-- START INFORMATION SHOWN --
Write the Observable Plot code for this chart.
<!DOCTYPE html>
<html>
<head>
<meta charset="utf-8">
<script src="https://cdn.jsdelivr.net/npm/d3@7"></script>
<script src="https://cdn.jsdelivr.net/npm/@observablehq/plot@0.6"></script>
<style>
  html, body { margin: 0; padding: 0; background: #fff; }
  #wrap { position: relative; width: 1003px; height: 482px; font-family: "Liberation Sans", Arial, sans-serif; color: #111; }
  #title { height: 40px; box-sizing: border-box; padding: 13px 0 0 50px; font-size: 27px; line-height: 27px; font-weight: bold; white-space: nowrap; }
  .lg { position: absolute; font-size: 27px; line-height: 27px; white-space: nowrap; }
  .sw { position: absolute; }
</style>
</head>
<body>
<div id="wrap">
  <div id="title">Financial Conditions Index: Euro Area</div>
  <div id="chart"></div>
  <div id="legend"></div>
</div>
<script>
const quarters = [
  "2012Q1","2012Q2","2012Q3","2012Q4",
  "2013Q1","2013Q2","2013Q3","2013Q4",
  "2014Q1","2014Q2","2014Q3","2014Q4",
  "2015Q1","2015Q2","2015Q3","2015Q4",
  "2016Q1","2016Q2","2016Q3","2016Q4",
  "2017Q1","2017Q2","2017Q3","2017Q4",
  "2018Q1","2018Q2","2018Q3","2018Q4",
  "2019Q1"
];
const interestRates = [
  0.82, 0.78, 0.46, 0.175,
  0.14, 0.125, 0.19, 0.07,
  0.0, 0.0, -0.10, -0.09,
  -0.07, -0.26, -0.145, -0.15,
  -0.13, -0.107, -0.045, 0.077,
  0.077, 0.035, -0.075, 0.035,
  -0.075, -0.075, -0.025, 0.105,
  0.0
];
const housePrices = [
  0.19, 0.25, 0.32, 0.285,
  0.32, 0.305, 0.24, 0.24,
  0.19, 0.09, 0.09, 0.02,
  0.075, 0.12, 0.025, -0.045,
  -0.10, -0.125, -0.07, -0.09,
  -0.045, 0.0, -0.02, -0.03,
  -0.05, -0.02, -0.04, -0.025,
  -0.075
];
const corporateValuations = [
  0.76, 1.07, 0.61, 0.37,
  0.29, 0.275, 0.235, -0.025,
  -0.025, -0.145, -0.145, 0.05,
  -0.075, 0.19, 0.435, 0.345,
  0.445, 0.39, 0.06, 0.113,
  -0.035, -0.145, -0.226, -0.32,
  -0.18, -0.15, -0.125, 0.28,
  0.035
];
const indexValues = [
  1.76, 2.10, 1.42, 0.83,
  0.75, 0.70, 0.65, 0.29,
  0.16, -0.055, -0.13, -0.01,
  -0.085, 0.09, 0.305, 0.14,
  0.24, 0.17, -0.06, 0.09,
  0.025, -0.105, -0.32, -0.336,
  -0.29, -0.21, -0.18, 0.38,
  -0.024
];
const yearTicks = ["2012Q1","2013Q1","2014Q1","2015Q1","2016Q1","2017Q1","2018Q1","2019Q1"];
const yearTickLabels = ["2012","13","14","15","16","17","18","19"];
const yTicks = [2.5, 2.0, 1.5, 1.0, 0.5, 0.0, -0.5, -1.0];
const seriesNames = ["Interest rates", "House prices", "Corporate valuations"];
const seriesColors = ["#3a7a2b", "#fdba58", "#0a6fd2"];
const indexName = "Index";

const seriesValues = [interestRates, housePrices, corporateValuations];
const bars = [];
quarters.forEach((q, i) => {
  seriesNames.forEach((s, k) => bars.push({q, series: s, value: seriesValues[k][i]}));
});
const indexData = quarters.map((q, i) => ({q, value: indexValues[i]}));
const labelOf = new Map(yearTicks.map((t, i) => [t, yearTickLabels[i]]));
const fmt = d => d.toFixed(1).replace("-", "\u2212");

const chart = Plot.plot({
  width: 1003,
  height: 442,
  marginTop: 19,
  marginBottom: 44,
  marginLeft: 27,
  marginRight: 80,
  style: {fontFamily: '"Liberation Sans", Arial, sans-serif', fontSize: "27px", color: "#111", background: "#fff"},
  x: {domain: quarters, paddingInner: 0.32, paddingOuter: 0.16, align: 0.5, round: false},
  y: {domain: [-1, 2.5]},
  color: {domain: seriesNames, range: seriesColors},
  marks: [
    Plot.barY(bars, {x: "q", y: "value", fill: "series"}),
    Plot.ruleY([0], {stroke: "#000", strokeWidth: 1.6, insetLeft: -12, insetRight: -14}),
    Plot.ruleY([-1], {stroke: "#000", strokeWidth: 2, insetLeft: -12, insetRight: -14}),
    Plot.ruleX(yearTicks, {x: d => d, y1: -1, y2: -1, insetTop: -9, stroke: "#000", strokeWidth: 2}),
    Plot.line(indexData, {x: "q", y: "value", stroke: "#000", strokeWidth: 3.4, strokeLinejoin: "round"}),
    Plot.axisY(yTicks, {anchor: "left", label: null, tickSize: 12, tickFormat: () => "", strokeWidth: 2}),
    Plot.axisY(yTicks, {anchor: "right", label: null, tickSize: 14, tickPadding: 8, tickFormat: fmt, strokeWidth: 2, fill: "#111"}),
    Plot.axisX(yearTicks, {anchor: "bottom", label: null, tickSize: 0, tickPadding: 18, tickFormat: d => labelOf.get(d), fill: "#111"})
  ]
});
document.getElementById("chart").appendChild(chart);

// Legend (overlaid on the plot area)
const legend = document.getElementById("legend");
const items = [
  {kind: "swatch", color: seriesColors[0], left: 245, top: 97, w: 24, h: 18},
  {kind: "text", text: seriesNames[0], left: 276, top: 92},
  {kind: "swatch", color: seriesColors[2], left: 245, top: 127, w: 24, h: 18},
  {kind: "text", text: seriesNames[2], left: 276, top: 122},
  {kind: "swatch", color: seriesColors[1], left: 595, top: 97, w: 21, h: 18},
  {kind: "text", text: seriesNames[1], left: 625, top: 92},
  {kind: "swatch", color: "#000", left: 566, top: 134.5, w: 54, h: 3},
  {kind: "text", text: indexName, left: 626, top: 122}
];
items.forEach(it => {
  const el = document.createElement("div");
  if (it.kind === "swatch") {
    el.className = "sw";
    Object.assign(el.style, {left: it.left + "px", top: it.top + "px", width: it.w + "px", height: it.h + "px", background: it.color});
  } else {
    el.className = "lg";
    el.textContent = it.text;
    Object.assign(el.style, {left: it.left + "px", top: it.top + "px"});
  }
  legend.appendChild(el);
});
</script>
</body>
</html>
-- END INFORMATION SHOWN --
REQUIREMENT >> Scan the material above. Return every line containing the string "chart".

THE ANSWER >>
Write the Observable Plot code for this chart.
  <div id="chart"></div>
const chart = Plot.plot({
document.getElementById("chart").appendChild(chart);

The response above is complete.